Charts and diagrams as code

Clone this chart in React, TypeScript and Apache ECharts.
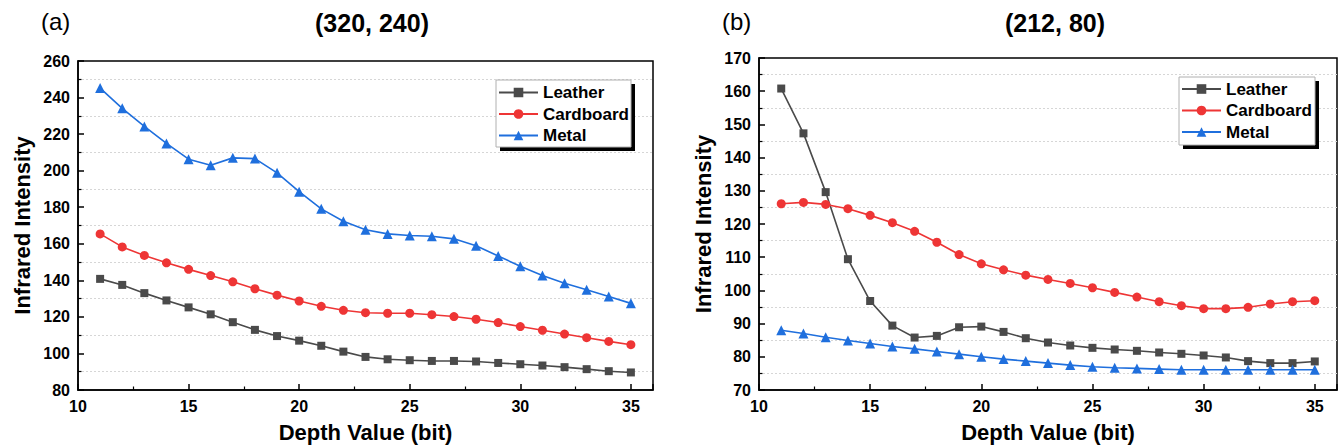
import React, { useEffect, useRef } from "react";
import * as echarts from "echarts";

const depth = [11, 12, 13, 14, 15, 16, 17, 18, 19, 20, 21, 22, 23, 24, 25, 26, 27, 28, 29, 30, 31, 32, 33, 34, 35];
const seriesNames = ["Leather", "Cardboard", "Metal"];

// (a) (320, 240)
const leatherA = [140.8, 137.5, 133, 129, 125.2, 121.4, 117.1, 112.9, 109.5, 107, 104.2, 101, 98.1, 96.8, 96.3, 95.9, 95.9, 95.6, 94.8, 94.1, 93.4, 92.5, 91.4, 90.3, 89.6];
const cardboardA = [165.4, 158.3, 153.6, 149.6, 146, 142.6, 139.2, 135.4, 131.9, 128.7, 125.8, 123.6, 122.3, 122, 122, 121.2, 120.2, 118.7, 116.9, 114.7, 112.7, 110.6, 108.6, 106.6, 104.8];
const metalA = [245.2, 234.1, 224.2, 214.9, 206.3, 203, 207, 206.6, 198.8, 188.5, 179.1, 172.3, 167.7, 165.4, 164.5, 164.1, 162.7, 158.9, 153.3, 147.7, 142.6, 138.4, 134.8, 131.2, 127.4];

// (b) (212, 80)
const leatherB = [160.8, 147.3, 129.6, 109.4, 96.8, 89.4, 85.8, 86.3, 88.9, 89.1, 87.5, 85.6, 84.3, 83.4, 82.7, 82.2, 81.8, 81.3, 80.9, 80.4, 79.8, 78.7, 78.1, 78.1, 78.6];
const cardboardB = [126.1, 126.5, 125.9, 124.6, 122.6, 120.4, 117.8, 114.5, 110.8, 108, 106.2, 104.6, 103.3, 102.1, 100.8, 99.4, 98, 96.6, 95.4, 94.5, 94.5, 94.9, 95.9, 96.6, 96.9];
const metalB = [88, 87, 85.9, 84.9, 84, 83.1, 82.4, 81.6, 80.8, 80, 79.3, 78.7, 78.1, 77.5, 77, 76.7, 76.5, 76.3, 76.1, 76.1, 76.1, 76.1, 76.1, 76.1, 76.1];

const panelLetters = ["(a)", "(b)"];
const panelTitles = ["(320, 240)", "(212, 80)"];
const xName = "Depth Value (bit)";
const yName = "Infrared Intensity";

const FONT = "'Liberation Sans', Arial, sans-serif";
const colors = ["#4a4a4a", "#ee3535", "#1f6fdd"];
const symbols = ["rect", "circle", "triangle"];
const symbolSizes = [8, 9, 10];

function pairs(vals: number[]) {
  return depth.map((d, i) => [d, vals[i]]);
}

export default function App() {
  const ref = useRef<HTMLDivElement>(null);
  useEffect(() => {
    if (!ref.current) return;
    const chart = echarts.init(ref.current, null, { renderer: "svg" });

    const grids = [
      { left: 78, top: 61, width: 575, height: 332 },
      { left: 759, top: 58, width: 578, height: 333 },
    ];
    const yRanges = [
      { min: 80, max: 260, interval: 20 },
      { min: 70, max: 170, interval: 10 },
    ];
    const dataSets = [
      [leatherA, cardboardA, metalA],
      [leatherB, cardboardB, metalB],
    ];

    const axisLine = { show: true, lineStyle: { color: "#000", width: 1.5 } };
    const tickLabel = { color: "#000", fontFamily: FONT, fontWeight: "bold" as const, fontSize: 16 };

    const xAxes = grids.map((_, i) => ({
      type: "value",
      gridIndex: i,
      min: 10,
      max: 36,
      interval: 5,
      name: xName,
      nameLocation: "middle",
      nameGap: 31,
      nameTextStyle: { color: "#000", fontFamily: FONT, fontWeight: "bold", fontSize: 22 },
      axisLine,
      axisTick: { show: true, inside: true, length: 6, lineStyle: { color: "#000", width: 1.5 } },
      minorTick: { show: true, splitNumber: 2, length: 3.5, lineStyle: { color: "#000", width: 1.2 } },
      axisLabel: { ...tickLabel, margin: 8, showMaxLabel: false, formatter: (v: number) => (v % 5 === 0 ? String(v) : "") },
      splitLine: { show: false },
      minorSplitLine: { show: false },
    }));

    const yAxes = grids.map((_, i) => ({
      type: "value",
      gridIndex: i,
      min: yRanges[i].min,
      max: yRanges[i].max,
      interval: yRanges[i].interval,
      name: yName,
      nameLocation: "middle",
      nameGap: 45,
      nameTextStyle: { color: "#000", fontFamily: FONT, fontWeight: "bold", fontSize: 22 },
      axisLine,
      axisTick: { show: true, inside: true, length: 6, lineStyle: { color: "#000", width: 1.5 } },
      minorTick: { show: true, splitNumber: 2, length: 3.5, lineStyle: { color: "#000", width: 1.2 } },
      axisLabel: { ...tickLabel, margin: 8 },
      splitLine: { show: false },
      minorSplitLine: { show: true, lineStyle: { color: "#d6d6d6", width: 1, type: [2, 2] } },
    }));

    const series: any[] = [];
    dataSets.forEach((set, gi) => {
      set.forEach((vals, si) => {
        series.push({
          type: "line",
          name: seriesNames[si],
          xAxisIndex: gi,
          yAxisIndex: gi,
          data: pairs(vals),
          symbol: symbols[si],
          symbolSize: symbolSizes[si],
          showAllSymbol: true,
          color: colors[si],
          lineStyle: { color: colors[si], width: 1.6 },
          itemStyle: { color: colors[si] },
          z: 3 + si,
        });
      });
    });

    const legendBoxes = [
      { x: 496, y: 80, w: 135, h: 67, left: 498, top: 84 },
      { x: 1179, y: 77, w: 136, h: 68, left: 1181, top: 80.5 },
    ];

    const legends = legendBoxes.map((b) => ({
      orient: "vertical",
      left: b.left,
      top: b.top,
      itemWidth: 39,
      itemHeight: 12,
      itemGap: 4.5,
      data: seriesNames,
      textStyle: { color: "#000", fontFamily: FONT, fontWeight: "bold", fontSize: 17, lineHeight: 17 },
      padding: 0,
      z: 10,
    }));

    const graphic: any[] = [];
    legendBoxes.forEach((b) => {
      graphic.push({
        type: "rect",
        shape: { x: b.x + 4, y: b.y + 4, width: b.w, height: b.h },
        style: { fill: "#000" },
        z: 8,
      });
      graphic.push({
        type: "rect",
        shape: { x: b.x, y: b.y, width: b.w, height: b.h },
        style: { fill: "#fff", stroke: "#b0b0b0", lineWidth: 1 },
        z: 9,
      });
    });
    const letterPos = [
      { x: 41, y: 21 },
      { x: 722, y: 21 },
    ];
    const titlePos = [
      { x: 372, y: 23 },
      { x: 1055, y: 23 },
    ];
    panelLetters.forEach((t, i) => {
      graphic.push({
        type: "text",
        x: letterPos[i].x,
        y: letterPos[i].y,
        style: { text: t, fill: "#000", font: `normal 24px ${FONT}`, textAlign: "left", textVerticalAlign: "middle" },
        z: 10,
      });
    });
    panelTitles.forEach((t, i) => {
      graphic.push({
        type: "text",
        x: titlePos[i].x,
        y: titlePos[i].y,
        style: { text: t, fill: "#000", font: `bold 25px ${FONT}`, textAlign: "center", textVerticalAlign: "middle" },
        z: 10,
      });
    });

    chart.setOption({
      animation: false,
      backgroundColor: "#fff",
      grid: grids.map((g) => ({ ...g, show: true, borderColor: "#000", borderWidth: 1.5, backgroundColor: "transparent" })),
      xAxis: xAxes,
      yAxis: yAxes,
      legend: legends,
      series,
      graphic,
    } as any);

    return () => chart.dispose();
  }, []);

  return (
    <div
      ref={ref}
      style={{ position: "fixed", left: 0, top: 0, width: 1343, height: 448, background: "#fff" }}
    />
  );
}
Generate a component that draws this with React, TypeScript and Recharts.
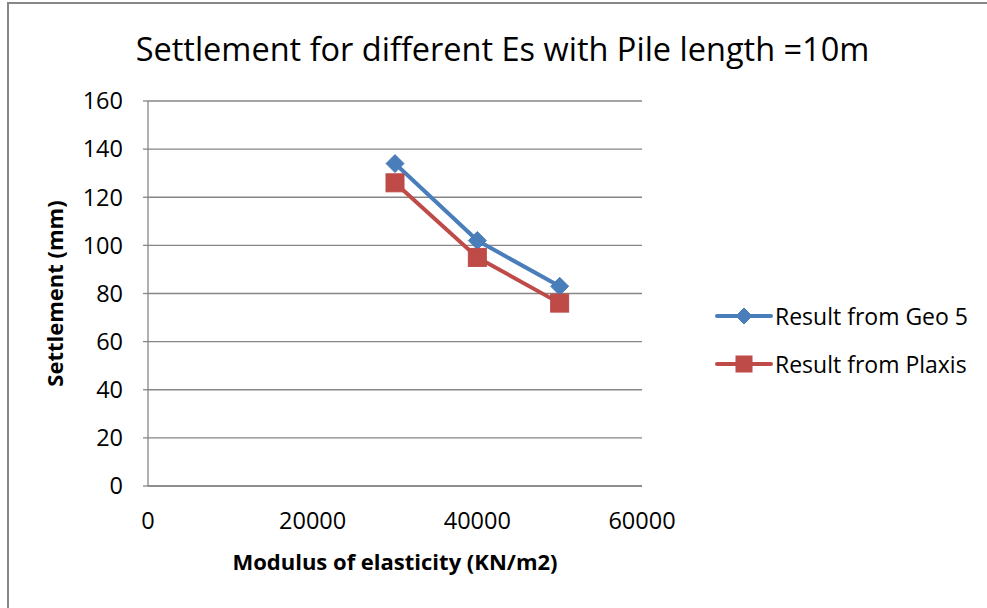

*What is asked*
Find how many lines in the records contain the string "this", then give the number alone.

*Answer to the exercise*
2